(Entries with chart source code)

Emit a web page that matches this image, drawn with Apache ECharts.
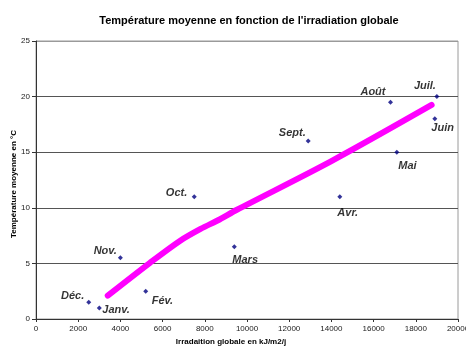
<!DOCTYPE html>
<html>
<head>
<meta charset="utf-8">
<script src="https://cdn.jsdelivr.net/npm/echarts@6/dist/echarts.min.js"></script>
<style>
  html, body { margin: 0; padding: 0; background: #fff; }
  #chart { width: 466px; height: 347px; }
</style>
</head>
<body>
<div id="chart"></div>
<script>
// Monthly means: global irradiation (kJ/m²/j) vs mean temperature (°C)
const months      = ['Janv.', 'Fév.', 'Mars', 'Avr.', 'Mai', 'Juin', 'Juil.', 'Août', 'Sept.', 'Oct.', 'Nov.', 'Déc.'];
const irradiation = [3000, 5200, 9400, 14400, 17100, 18900, 19000, 16800, 12900, 7500, 4000, 2500];
const temperature = [1.0, 2.5, 6.5, 11.0, 15.0, 18.0, 20.0, 19.5, 16.0, 11.0, 5.5, 1.5];

// Hand-drawn trend curve
const trendX = [3400, 5400, 6800, 7800, 8700, 9500, 14000, 18750];
const trendY = [2.1, 5.05, 7.0, 8.1, 8.95, 9.8, 14.2, 19.25];

// Axis ticks
const xTicks = [0, 2000, 4000, 6000, 8000, 10000, 12000, 14000, 16000, 18000, 20000];
const yTicks = [0, 5, 10, 15, 20, 25];

// Where each month's name sits around its marker: side and pixel shift
const labelPlacement = {
  'Janv.': ['right', 0.5, 2.5],
  'Fév.':  ['right', 3.5, 10],
  'Mars':  ['right', -4.5, 13.5],
  'Avr.':  ['right', -5, 16.5],
  'Mai':   ['right', -1, 13.5],
  'Juin':  ['right', -6, 9.5],
  'Juil.': ['left', 1.5, -10.5],
  'Août':  ['left', -2.5, -10.5],
  'Sept.': ['left', 0, -8.5],
  'Oct.':  ['left', -4.5, -3.5],
  'Nov.':  ['left', -1, -6.5],
  'Déc.':  ['left', -2, -6]
};

const font = 'Arial, "Liberation Sans", sans-serif';

const points = months.map((m, i) => {
  const p = labelPlacement[m];
  return {
    name: m,
    value: [irradiation[i], temperature[i]],
    label: { position: p[0], offset: [p[1], p[2]] }
  };
});

const chart = echarts.init(document.getElementById('chart'), null, { renderer: 'canvas' });

chart.setOption({
  animation: false,
  backgroundColor: '#ffffff',
  title: {
    text: "Température moyenne en fonction de l'irradiation globale",
    left: 244, top: 10, textAlign: 'center',
    textStyle: { fontFamily: font, fontSize: 11, fontWeight: 'bold', color: '#000' }
  },
  grid: {
    left: 36, right: 8, top: 41, bottom: 28,
    outerBoundsMode: 'none',
    containLabel: false,
    show: true, borderColor: '#9a9a9a', borderWidth: 1
  },
  xAxis: {
    type: 'value',
    min: xTicks[0], max: xTicks[xTicks.length - 1], interval: xTicks[1] - xTicks[0],
    name: 'Irradaition globale en kJ/m2/j',
    nameLocation: 'middle', nameGap: 19, nameMoveOverlap: false,
    nameTextStyle: { fontFamily: font, fontSize: 8, fontWeight: 'bold', color: '#000', padding: [0, 32, 0, 0] },
    axisLine: { lineStyle: { color: '#333', width: 1 } },
    axisTick: { show: true, length: 3, lineStyle: { color: '#333' } },
    axisLabel: {
      fontFamily: font, fontSize: 8, color: '#222', margin: 6,
      showMaxLabel: true, showMinLabel: true,
      formatter: v => String(v)
    },
    splitLine: { show: false }
  },
  yAxis: {
    type: 'value',
    min: yTicks[0], max: yTicks[yTicks.length - 1], interval: yTicks[1] - yTicks[0],
    name: 'Température moyenne en °C',
    nameLocation: 'middle', nameGap: 18, nameRotate: 90, nameMoveOverlap: false,
    nameTextStyle: { fontFamily: font, fontSize: 8, fontWeight: 'bold', color: '#000', padding: [0, 8, 0, 0] },
    axisLine: { show: true, lineStyle: { color: '#333', width: 1 } },
    axisTick: { show: true, length: 4, lineStyle: { color: '#333' } },
    axisLabel: { fontFamily: font, fontSize: 8, color: '#222', margin: 6, formatter: v => String(v) },
    splitLine: { show: true, lineStyle: { color: ['#333', '#555', '#555', '#555', '#555', '#9a9a9a'], width: 1 } }
  },
  series: [
    {
      name: 'tendance',
      type: 'line',
      data: trendX.map((x, i) => [x, trendY[i]]),
      smooth: 0.3,
      showSymbol: false,
      lineStyle: { color: '#ff00ff', width: 6, cap: 'round', join: 'round' },
      z: 2
    },
    {
      name: 'mois',
      type: 'scatter',
      data: points,
      symbol: 'diamond',
      symbolSize: 5,
      itemStyle: { color: '#000080' },
      label: {
        show: true,
        distance: 0,
        formatter: '{b}',
        fontFamily: font,
        fontSize: 11,
        fontWeight: 'bold',
        fontStyle: 'italic',
        color: '#000'
      },
      z: 3
    }
  ]
});
</script>
</body>
</html>
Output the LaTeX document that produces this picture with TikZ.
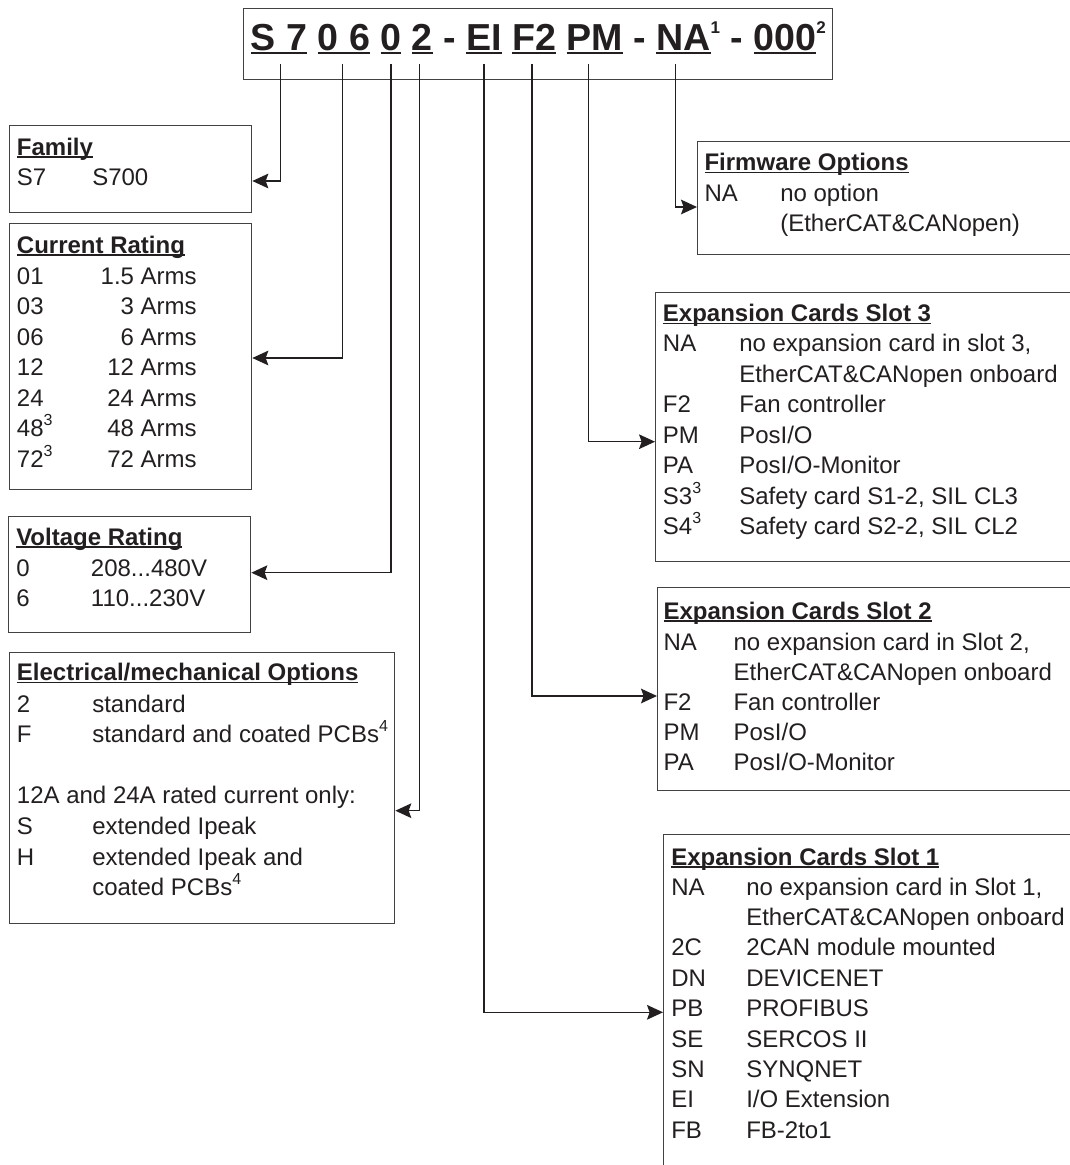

### Task description
The data above needs to be retyped exactly, with the images left out.

### Complete answer
Emit a web page that matches this image, drawn with Apache ECharts.
<!DOCTYPE html>
<html>
<head>
<meta charset="utf-8">
<script src="https://cdn.jsdelivr.net/npm/echarts@6/dist/echarts.min.js"></script>
<style>
  html, body { margin: 0; padding: 0; background: #fff; }
  #chart { width: 466px; height: 347px; }
</style>
</head>
<body>
<div id="chart"></div>
<script>
// Monthly means: global irradiation (kJ/m²/j) vs mean temperature (°C)
const months      = ['Janv.', 'Fév.', 'Mars', 'Avr.', 'Mai', 'Juin', 'Juil.', 'Août', 'Sept.', 'Oct.', 'Nov.', 'Déc.'];
const irradiation = [3000, 5200, 9400, 14400, 17100, 18900, 19000, 16800, 12900, 7500, 4000, 2500];
const temperature = [1.0, 2.5, 6.5, 11.0, 15.0, 18.0, 20.0, 19.5, 16.0, 11.0, 5.5, 1.5];

// Hand-drawn trend curve
const trendX = [3400, 5400, 6800, 7800, 8700, 9500, 14000, 18750];
const trendY = [2.1, 5.05, 7.0, 8.1, 8.95, 9.8, 14.2, 19.25];

// Axis ticks
const xTicks = [0, 2000, 4000, 6000, 8000, 10000, 12000, 14000, 16000, 18000, 20000];
const yTicks = [0, 5, 10, 15, 20, 25];

// Where each month's name sits around its marker: side and pixel shift
const labelPlacement = {
  'Janv.': ['right', 0.5, 2.5],
  'Fév.':  ['right', 3.5, 10],
  'Mars':  ['right', -4.5, 13.5],
  'Avr.':  ['right', -5, 16.5],
  'Mai':   ['right', -1, 13.5],
  'Juin':  ['right', -6, 9.5],
  'Juil.': ['left', 1.5, -10.5],
  'Août':  ['left', -2.5, -10.5],
  'Sept.': ['left', 0, -8.5],
  'Oct.':  ['left', -4.5, -3.5],
  'Nov.':  ['left', -1, -6.5],
  'Déc.':  ['left', -2, -6]
};

const font = 'Arial, "Liberation Sans", sans-serif';

const points = months.map((m, i) => {
  const p = labelPlacement[m];
  return {
    name: m,
    value: [irradiation[i], temperature[i]],
    label: { position: p[0], offset: [p[1], p[2]] }
  };
});

const chart = echarts.init(document.getElementById('chart'), null, { renderer: 'canvas' });

chart.setOption({
  animation: false,
  backgroundColor: '#ffffff',
  title: {
    text: "Température moyenne en fonction de l'irradiation globale",
    left: 244, top: 10, textAlign: 'center',
    textStyle: { fontFamily: font, fontSize: 11, fontWeight: 'bold', color: '#000' }
  },
  grid: {
    left: 36, right: 8, top: 41, bottom: 28,
    outerBoundsMode: 'none',
    containLabel: false,
    show: true, borderColor: '#9a9a9a', borderWidth: 1
  },
  xAxis: {
    type: 'value',
    min: xTicks[0], max: xTicks[xTicks.length - 1], interval: xTicks[1] - xTicks[0],
    name: 'Irradaition globale en kJ/m2/j',
    nameLocation: 'middle', nameGap: 19, nameMoveOverlap: false,
    nameTextStyle: { fontFamily: font, fontSize: 8, fontWeight: 'bold', color: '#000', padding: [0, 32, 0, 0] },
    axisLine: { lineStyle: { color: '#333', width: 1 } },
    axisTick: { show: true, length: 3, lineStyle: { color: '#333' } },
    axisLabel: {
      fontFamily: font, fontSize: 8, color: '#222', margin: 6,
      showMaxLabel: true, showMinLabel: true,
      formatter: v => String(v)
    },
    splitLine: { show: false }
  },
  yAxis: {
    type: 'value',
    min: yTicks[0], max: yTicks[yTicks.length - 1], interval: yTicks[1] - yTicks[0],
    name: 'Température moyenne en °C',
    nameLocation: 'middle', nameGap: 18, nameRotate: 90, nameMoveOverlap: false,
    nameTextStyle: { fontFamily: font, fontSize: 8, fontWeight: 'bold', color: '#000', padding: [0, 8, 0, 0] },
    axisLine: { show: true, lineStyle: { color: '#333', width: 1 } },
    axisTick: { show: true, length: 4, lineStyle: { color: '#333' } },
    axisLabel: { fontFamily: font, fontSize: 8, color: '#222', margin: 6, formatter: v => String(v) },
    splitLine: { show: true, lineStyle: { color: ['#333', '#555', '#555', '#555', '#555', '#9a9a9a'], width: 1 } }
  },
  series: [
    {
      name: 'tendance',
      type: 'line',
      data: trendX.map((x, i) => [x, trendY[i]]),
      smooth: 0.3,
      showSymbol: false,
      lineStyle: { color: '#ff00ff', width: 6, cap: 'round', join: 'round' },
      z: 2
    },
    {
      name: 'mois',
      type: 'scatter',
      data: points,
      symbol: 'diamond',
      symbolSize: 5,
      itemStyle: { color: '#000080' },
      label: {
        show: true,
        distance: 0,
        formatter: '{b}',
        fontFamily: font,
        fontSize: 11,
        fontWeight: 'bold',
        fontStyle: 'italic',
        color: '#000'
      },
      z: 3
    }
  ]
});
</script>
</body>
</html>
Output the LaTeX document that produces this picture with TikZ.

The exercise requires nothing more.